We'll see how much of a headache it is to wrap the C++ in C and vice-versa. With something like StringListContainer, we could just replace the entire class with C calls to the Rust class and treat it as an ADT.

One thing to note, it may be difficult migrating classes that inherit (e.g. GillespieIntegrator from Integrator) because C++ classifies these as non-POD (plain old data) types, meaning that their layout is less defined. We could copy the data into a POD type, so that it can be passed across the FFI barrier, but this is makes it costly to use FFI. Of course, this cost will be removed entirely if the entire class is transitioned to Rust.

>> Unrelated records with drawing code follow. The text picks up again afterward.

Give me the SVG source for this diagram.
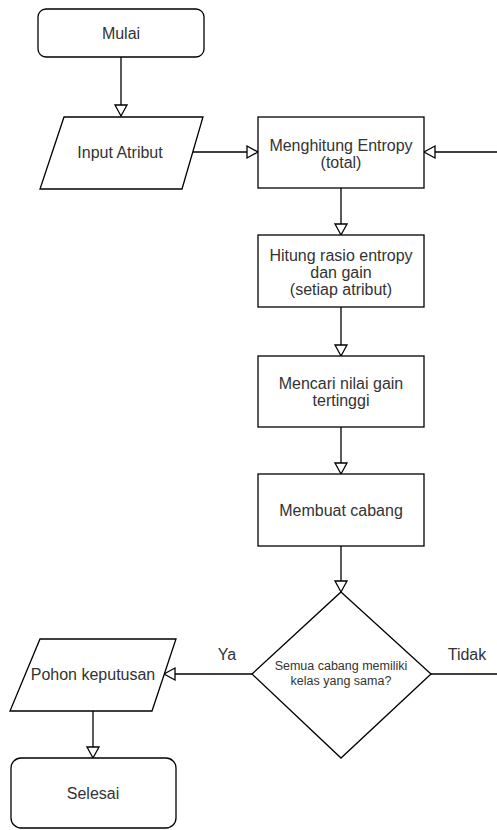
<svg xmlns="http://www.w3.org/2000/svg" width="497" height="830" viewBox="0 0 497 830">
<style>
.s{fill:#fff;stroke:#000;stroke-width:1.3}
.c{fill:none;stroke:#000;stroke-width:1.3}
text{font-family:"Liberation Sans",Arial,sans-serif;font-size:16px;fill:#333;text-anchor:middle;dominant-baseline:central}
.sm{font-size:12.5px}
</style>
<defs>
<marker id="a" markerUnits="userSpaceOnUse" markerWidth="16" markerHeight="16" refX="12" refY="7" orient="auto">
<path d="M1,1 L12,7 L1,13 Z" fill="#fff" stroke="#000" stroke-width="1.3"/>
</marker>
</defs>
<rect width="497" height="830" fill="#fff"/>
<g id="connectors">
<path class="c" d="M121,57 V116" marker-end="url(#a)"/>
<path class="c" d="M192,152 H258" marker-end="url(#a)"/>
<path class="c" d="M497,152 H424" marker-end="url(#a)"/>
<path class="c" d="M341,188 V235" marker-end="url(#a)"/>
<path class="c" d="M341,307 V356" marker-end="url(#a)"/>
<path class="c" d="M341,427 V474" marker-end="url(#a)"/>
<path class="c" d="M341,546 V592" marker-end="url(#a)"/>
<path class="c" d="M252,674 H164" marker-end="url(#a)"/>
<path class="c" d="M431,674 H497"/>
<path class="c" d="M93,711 V758" marker-end="url(#a)"/>
<text x="227" y="654">Ya</text>
<text x="467" y="654">Tidak</text>
</g>
<g id="mulai">
<rect class="s" x="38" y="9" width="166" height="48" rx="8"/>
<text x="121" y="33">Mulai</text>
</g>
<g id="input">
<polygon class="s" points="64,117 203,117 182,189 40,189"/>
<text x="120" y="152">Input Atribut</text>
</g>
<g id="entropy">
<rect class="s" x="258" y="117" width="166" height="71"/>
<text x="341" y="145">Menghitung Entropy</text>
<text x="341" y="162">(total)</text>
</g>
<g id="rasio">
<rect class="s" x="258" y="235" width="166" height="72"/>
<text x="341" y="255">Hitung rasio entropy</text>
<text x="341" y="272">dan gain</text>
<text x="341" y="289">(setiap atribut)</text>
</g>
<g id="gain">
<rect class="s" x="258" y="356" width="166" height="71"/>
<text x="341" y="383">Mencari nilai gain</text>
<text x="341" y="400">tertinggi</text>
</g>
<g id="cabang">
<rect class="s" x="258" y="474" width="166" height="72"/>
<text x="341" y="510">Membuat cabang</text>
</g>
<g id="decision">
<polygon class="s" points="341,592 431,674 341,758 252,674"/>
<text class="sm" x="341" y="666">Semua cabang memiliki</text>
<text class="sm" x="341" y="681">kelas yang sama?</text>
</g>
<g id="pohon">
<polygon class="s" points="40,639 176,639 152,711 10,711"/>
<text x="93" y="674">Pohon keputusan</text>
</g>
<g id="selesai">
<rect class="s" x="11" y="758" width="165" height="70" rx="10"/>
<text x="93" y="793">Selesai</text>
</g>
</svg>
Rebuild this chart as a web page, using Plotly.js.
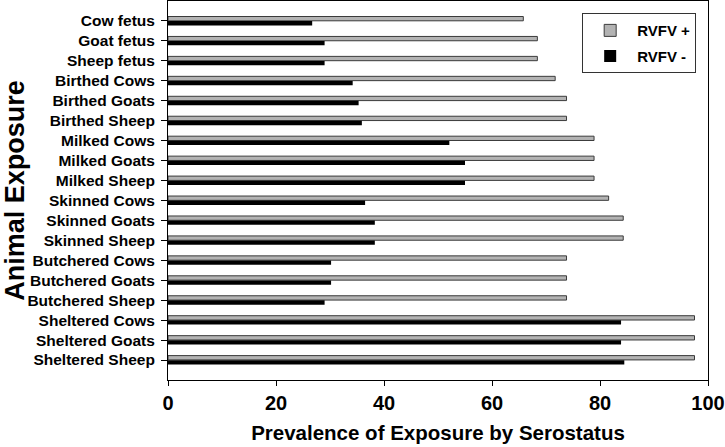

Once we're confident in the build/link system, we can start on a bigger module. I think the best candidate long term is to replace the LLVMExecutableModel with a RustExecutableModel. The Rust implementation would also use LLVM, just through calls to the LLVM-C bindings.

One paint point might be using the llvm-sys bindings because they are largely unsafe. If no one makes safe bindings soon, we can just migrate to the unsafe bindings, and if stuff breaks, then it's not Rust's fault. We can hopefully add some safe abstractions in as needed

Build System

Rust has a very robust build infrastructure in cargo. It's cross platform and easy to set up. It can emit static libraries (.lib/.a), which will then be linked into rr by the C++ compiler.

Timing Passes

You can time the nightly compiler by passing in -Z time-passes

Faster Linking

Cargo ships with the LLVM linking infrastructure lld and its Windows variant lld-link. You can use this by adding it to your user's .cargo/config file, assuming that x86_64-pc-windows-msvc was your triple. Remember the pc part!

[target.x86_64-pc-windows-msvc]
linker = "C:\\path\\to\\lld-link"

A small test compiling llvm-sys with examples shortened build time from 5 min to 4 min.

Compiling Inkwell with examples takes 7 min using lld-link

LLVM Bindings

The Rust project itself has yet to expose their LLVM bindings, but inkwell is the best attempt at making safe LLVM bindings. Unfortunately, due to the nature of building a JIT compiler, we will still have to use unsafe with the JIT'd functions.

llvm-sys

I had to make cargo link to msvcrtd.lib when building debug (haven't tried release mode yet). I did that by adding this to the build.rs

println!("cargo:rustc-link-lib={}", "msvcrtd");